ECLI:NL:OGEAA:2022:546

Gerecht in Eerste Aanleg van Aruba

Datum uitspraak
28 september 2022
Publicatiedatum
2 november 2023
Zaaknummer
AUA202103368
Instantie
Gerecht in Eerste Aanleg van Aruba
Type
Uitspraak
Rechtsgebied
Civiel recht
Procedures
  • Eerste aanleg - enkelvoudig
Vindplaatsen
  • Rechtspraak.nl
AI samenvatting door LexboostAutomatisch gegenereerd

Verdeling van de gemeenschapsboedel na echtscheiding

In deze zaak, uitgesproken op 28 september 2022 door het Gerecht in Eerste Aanleg van Aruba, betreft het de verdeling van de gemeenschapsboedel tussen twee partijen, de vrouw en de man, die in gemeenschap van goederen waren gehuwd. De echtscheiding was eerder uitgesproken op 2 november 2020, maar de ontbonden huwelijksgoederengemeenschap was nog niet verdeeld. De vrouw vorderde onder andere kosteloos te mogen procederen en een verdeling van de gemeenschapsboedel zoals door haar voorgesteld. De man voerde verweer en stelde zijn eigen verdelingsvoorstel voor, inclusief verrekeningen van door hem betaalde hypotheeklasten en verzekeringen.

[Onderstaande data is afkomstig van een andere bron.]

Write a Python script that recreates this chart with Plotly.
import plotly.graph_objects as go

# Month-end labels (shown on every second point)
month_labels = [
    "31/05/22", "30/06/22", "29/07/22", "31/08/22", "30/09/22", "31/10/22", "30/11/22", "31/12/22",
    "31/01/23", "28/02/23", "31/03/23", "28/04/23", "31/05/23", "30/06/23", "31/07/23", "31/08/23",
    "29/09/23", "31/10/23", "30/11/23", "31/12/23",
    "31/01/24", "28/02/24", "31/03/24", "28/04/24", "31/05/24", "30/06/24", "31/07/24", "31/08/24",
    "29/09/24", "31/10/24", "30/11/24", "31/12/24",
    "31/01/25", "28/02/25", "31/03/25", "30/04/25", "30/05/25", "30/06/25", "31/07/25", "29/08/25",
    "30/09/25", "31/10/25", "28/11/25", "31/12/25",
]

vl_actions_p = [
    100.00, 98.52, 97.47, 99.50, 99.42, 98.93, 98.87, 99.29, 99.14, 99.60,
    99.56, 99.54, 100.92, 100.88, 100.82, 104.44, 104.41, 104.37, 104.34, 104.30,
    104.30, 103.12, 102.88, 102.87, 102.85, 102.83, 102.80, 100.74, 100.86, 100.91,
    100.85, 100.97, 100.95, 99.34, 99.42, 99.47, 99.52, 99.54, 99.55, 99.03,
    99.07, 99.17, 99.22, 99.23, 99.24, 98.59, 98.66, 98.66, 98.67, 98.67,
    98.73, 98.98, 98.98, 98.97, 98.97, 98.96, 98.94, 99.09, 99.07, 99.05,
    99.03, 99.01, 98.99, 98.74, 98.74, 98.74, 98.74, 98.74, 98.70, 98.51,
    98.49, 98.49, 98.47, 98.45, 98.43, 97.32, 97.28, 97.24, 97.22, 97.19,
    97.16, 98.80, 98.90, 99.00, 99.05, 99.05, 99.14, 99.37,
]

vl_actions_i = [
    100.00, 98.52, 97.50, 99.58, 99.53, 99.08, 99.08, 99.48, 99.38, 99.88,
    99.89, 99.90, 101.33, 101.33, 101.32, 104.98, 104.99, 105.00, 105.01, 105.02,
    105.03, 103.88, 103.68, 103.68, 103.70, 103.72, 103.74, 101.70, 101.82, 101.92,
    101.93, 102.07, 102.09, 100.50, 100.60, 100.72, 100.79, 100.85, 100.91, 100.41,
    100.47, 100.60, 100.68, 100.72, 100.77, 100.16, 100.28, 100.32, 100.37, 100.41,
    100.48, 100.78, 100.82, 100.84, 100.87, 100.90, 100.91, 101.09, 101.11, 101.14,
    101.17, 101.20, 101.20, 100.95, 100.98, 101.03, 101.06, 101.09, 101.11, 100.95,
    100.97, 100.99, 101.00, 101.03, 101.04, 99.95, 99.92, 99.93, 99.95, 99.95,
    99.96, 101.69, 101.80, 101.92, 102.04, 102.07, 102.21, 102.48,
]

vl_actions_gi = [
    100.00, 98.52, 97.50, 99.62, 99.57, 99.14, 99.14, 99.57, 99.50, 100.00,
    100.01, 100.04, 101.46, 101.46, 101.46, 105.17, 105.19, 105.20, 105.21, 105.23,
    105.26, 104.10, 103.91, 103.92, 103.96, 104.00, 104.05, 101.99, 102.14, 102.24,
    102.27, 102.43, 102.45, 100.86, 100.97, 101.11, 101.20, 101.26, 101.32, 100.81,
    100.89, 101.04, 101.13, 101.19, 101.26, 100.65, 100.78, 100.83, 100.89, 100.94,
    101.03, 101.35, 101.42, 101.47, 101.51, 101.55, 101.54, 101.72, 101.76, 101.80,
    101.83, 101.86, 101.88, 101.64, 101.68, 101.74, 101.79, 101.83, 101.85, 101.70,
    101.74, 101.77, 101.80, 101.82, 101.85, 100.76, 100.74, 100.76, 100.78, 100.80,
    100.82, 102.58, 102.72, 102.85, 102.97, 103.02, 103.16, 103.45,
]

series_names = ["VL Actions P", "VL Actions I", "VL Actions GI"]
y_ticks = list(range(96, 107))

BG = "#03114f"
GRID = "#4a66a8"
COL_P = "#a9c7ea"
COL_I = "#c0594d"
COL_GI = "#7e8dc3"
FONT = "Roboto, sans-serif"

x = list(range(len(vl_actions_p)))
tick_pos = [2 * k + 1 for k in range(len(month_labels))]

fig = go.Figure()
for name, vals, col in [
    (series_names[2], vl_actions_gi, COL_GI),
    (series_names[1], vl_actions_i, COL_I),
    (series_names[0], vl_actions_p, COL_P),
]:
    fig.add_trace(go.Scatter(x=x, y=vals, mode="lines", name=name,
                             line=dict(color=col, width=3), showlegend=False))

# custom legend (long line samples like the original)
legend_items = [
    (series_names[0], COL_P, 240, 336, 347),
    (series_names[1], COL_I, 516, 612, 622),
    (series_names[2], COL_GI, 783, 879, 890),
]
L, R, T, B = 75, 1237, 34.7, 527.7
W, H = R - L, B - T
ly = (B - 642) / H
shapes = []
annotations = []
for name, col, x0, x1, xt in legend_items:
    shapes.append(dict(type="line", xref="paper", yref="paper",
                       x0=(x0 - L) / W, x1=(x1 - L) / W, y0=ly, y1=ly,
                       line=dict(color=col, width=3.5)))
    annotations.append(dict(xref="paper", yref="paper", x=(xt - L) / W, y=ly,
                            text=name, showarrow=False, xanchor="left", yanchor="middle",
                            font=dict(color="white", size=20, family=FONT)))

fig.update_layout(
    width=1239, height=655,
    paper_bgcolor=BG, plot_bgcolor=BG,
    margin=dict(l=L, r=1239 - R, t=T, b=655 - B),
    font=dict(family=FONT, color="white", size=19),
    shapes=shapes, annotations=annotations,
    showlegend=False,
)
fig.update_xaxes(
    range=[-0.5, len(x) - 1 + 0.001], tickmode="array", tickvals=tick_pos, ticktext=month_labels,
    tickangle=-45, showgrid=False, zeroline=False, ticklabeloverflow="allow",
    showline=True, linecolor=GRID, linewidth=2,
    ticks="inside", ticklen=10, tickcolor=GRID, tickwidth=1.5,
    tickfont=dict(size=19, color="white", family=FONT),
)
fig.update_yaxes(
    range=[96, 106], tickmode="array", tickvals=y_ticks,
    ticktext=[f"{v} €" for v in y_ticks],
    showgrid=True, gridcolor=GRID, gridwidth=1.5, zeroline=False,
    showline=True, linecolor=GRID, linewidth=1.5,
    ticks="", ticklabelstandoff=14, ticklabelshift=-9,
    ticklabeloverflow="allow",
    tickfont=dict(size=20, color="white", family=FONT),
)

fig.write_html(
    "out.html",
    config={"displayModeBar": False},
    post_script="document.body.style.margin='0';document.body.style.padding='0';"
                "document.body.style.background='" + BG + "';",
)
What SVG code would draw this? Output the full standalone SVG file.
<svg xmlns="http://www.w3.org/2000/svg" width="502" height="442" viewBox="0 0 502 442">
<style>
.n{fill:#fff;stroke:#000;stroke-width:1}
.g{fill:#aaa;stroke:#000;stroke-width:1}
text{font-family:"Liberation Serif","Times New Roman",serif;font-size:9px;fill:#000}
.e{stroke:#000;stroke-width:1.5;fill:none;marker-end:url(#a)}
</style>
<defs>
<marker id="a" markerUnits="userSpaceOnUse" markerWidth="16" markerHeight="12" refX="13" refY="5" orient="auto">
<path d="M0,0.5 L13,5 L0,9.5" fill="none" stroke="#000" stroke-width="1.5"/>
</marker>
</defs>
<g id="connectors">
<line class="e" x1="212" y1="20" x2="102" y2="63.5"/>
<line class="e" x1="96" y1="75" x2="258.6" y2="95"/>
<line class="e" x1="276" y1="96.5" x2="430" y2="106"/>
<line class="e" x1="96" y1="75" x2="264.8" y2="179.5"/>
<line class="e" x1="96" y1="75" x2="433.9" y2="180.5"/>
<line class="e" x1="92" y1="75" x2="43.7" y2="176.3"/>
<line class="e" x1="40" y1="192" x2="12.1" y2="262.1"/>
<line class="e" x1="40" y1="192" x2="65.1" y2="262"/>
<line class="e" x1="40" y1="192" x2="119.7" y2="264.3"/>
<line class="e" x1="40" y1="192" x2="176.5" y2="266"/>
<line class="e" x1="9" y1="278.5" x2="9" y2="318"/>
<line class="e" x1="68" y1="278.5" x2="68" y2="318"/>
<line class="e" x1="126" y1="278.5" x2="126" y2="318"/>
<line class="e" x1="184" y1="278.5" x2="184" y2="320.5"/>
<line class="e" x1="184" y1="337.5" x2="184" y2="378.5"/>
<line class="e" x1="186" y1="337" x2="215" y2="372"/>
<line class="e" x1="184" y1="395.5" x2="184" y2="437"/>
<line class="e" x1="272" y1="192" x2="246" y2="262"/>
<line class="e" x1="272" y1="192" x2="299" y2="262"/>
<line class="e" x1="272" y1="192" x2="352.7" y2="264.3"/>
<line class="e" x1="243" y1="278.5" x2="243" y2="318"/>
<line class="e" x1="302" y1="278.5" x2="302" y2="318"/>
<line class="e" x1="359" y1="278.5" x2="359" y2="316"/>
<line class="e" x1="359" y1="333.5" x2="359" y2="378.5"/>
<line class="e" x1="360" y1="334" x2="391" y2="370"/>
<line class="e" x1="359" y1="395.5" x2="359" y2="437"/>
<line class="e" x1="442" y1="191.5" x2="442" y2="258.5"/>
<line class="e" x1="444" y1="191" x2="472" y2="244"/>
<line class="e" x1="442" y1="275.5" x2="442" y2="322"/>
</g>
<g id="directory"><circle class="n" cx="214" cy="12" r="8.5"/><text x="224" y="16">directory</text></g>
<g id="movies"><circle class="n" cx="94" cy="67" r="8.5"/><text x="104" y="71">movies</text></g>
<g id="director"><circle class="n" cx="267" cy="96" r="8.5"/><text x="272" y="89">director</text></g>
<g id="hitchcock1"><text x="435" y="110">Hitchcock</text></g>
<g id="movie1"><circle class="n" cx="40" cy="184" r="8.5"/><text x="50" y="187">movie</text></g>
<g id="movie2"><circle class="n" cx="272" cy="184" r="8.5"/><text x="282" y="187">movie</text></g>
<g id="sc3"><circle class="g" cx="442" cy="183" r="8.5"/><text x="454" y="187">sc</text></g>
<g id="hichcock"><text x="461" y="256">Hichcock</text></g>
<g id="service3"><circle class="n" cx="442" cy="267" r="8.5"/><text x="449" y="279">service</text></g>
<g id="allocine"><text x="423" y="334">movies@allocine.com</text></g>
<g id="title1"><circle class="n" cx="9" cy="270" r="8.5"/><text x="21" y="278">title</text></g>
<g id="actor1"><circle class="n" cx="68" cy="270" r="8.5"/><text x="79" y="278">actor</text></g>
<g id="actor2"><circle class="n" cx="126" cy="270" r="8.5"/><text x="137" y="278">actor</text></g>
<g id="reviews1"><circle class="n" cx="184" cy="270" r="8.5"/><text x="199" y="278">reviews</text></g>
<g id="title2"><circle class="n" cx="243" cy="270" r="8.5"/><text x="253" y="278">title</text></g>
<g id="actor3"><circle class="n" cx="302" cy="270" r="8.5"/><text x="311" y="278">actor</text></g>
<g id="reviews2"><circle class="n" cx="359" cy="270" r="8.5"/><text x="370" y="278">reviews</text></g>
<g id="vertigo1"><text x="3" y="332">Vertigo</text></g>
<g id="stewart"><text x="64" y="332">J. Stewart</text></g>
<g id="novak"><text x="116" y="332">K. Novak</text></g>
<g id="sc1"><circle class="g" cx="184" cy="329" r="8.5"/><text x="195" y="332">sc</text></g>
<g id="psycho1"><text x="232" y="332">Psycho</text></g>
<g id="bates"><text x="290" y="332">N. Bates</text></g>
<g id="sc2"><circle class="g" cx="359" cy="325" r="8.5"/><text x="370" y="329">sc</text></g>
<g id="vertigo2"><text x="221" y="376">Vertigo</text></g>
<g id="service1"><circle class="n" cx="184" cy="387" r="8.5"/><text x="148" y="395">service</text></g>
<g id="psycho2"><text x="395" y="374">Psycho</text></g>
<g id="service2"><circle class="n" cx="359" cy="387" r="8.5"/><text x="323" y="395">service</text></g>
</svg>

Tijdens de mondelinge behandeling op 22 augustus 2022 hebben beide partijen hun standpunten toegelicht. Het Gerecht heeft vastgesteld dat de vrouw recht heeft op kosteloze rechtsbijstand op basis van het overgelegde bewijs van onvermogen. De verdeling van de huwelijksgoederengemeenschap omvat onder andere de echtelijke woning, hypotheken, inboedel, kleding, pensioenen en belastingtegoeden. Het Gerecht heeft besloten dat de echtelijke woning verkocht moet worden, omdat de man niet kon aantonen dat hij in staat was de overbedelingsvergoeding te betalen.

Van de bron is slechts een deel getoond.